Do not repeat pictures. Repeat exactly the lines of the listing below from its first line through the line with "(0,309) rectangle (662,312);".

★ ★ ★ ★ ★ ★ ★

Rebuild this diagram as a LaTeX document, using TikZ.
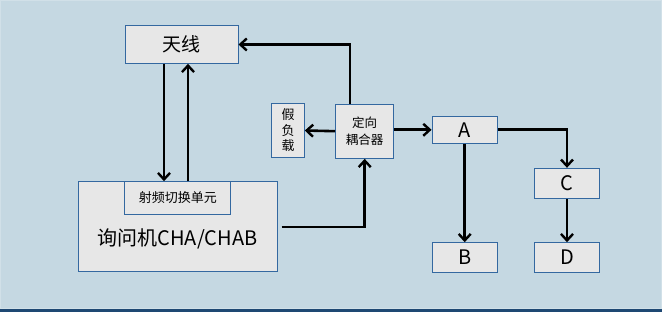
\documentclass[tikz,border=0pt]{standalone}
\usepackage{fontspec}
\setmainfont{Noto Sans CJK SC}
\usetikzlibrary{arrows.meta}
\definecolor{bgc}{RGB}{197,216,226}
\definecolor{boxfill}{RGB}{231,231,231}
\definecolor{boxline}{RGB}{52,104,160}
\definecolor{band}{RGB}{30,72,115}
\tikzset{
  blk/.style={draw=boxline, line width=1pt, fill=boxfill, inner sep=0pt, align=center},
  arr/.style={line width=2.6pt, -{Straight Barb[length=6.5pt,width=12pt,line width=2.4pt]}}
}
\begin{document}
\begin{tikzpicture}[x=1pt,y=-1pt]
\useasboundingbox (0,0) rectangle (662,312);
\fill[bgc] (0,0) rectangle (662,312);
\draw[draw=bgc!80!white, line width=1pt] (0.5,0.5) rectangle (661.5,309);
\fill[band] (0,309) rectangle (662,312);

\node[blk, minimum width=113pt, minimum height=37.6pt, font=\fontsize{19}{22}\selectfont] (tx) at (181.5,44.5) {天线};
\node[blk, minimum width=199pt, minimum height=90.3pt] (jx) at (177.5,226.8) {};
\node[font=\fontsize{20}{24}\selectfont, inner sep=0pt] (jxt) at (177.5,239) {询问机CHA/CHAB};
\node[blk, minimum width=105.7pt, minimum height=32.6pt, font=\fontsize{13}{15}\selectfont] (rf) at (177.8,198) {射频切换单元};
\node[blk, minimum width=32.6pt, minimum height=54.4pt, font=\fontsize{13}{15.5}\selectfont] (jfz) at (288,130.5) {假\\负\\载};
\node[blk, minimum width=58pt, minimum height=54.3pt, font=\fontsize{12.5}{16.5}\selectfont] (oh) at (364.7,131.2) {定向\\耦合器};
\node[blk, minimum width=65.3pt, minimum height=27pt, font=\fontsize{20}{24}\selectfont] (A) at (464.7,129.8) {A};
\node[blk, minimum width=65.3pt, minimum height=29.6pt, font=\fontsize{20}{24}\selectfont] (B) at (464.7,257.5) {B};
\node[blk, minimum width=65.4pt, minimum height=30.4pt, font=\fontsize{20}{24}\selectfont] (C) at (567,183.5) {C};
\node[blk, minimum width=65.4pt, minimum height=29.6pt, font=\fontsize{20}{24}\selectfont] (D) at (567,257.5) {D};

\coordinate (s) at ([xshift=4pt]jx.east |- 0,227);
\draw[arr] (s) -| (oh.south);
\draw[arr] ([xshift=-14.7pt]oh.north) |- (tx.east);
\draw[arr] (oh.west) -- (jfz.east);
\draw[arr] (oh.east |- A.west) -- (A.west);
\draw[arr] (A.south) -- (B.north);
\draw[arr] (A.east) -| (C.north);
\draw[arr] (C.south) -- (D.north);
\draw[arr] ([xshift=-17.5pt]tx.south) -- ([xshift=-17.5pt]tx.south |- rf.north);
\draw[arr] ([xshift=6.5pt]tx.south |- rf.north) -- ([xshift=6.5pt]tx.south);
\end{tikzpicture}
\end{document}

★ ★ ★ ★ ★ ★ ★

» Solved problem:
Rebuild this diagram as a LaTeX document, using TikZ.
\documentclass[tikz,border=0pt]{standalone}
\usepackage{fontspec}
\setmainfont{Noto Sans CJK SC}
\usetikzlibrary{arrows.meta}
\definecolor{bgc}{RGB}{197,216,226}
\definecolor{boxfill}{RGB}{231,231,231}
\definecolor{boxline}{RGB}{52,104,160}
\definecolor{band}{RGB}{30,72,115}
\tikzset{
  blk/.style={draw=boxline, line width=1pt, fill=boxfill, inner sep=0pt, align=center},
  arr/.style={line width=2.6pt, -{Straight Barb[length=6.5pt,width=12pt,line width=2.4pt]}}
}
\begin{document}
\begin{tikzpicture}[x=1pt,y=-1pt]
\useasboundingbox (0,0) rectangle (662,312);
\fill[bgc] (0,0) rectangle (662,312);
\draw[draw=bgc!80!white, line width=1pt] (0.5,0.5) rectangle (661.5,309);
\fill[band] (0,309) rectangle (662,312);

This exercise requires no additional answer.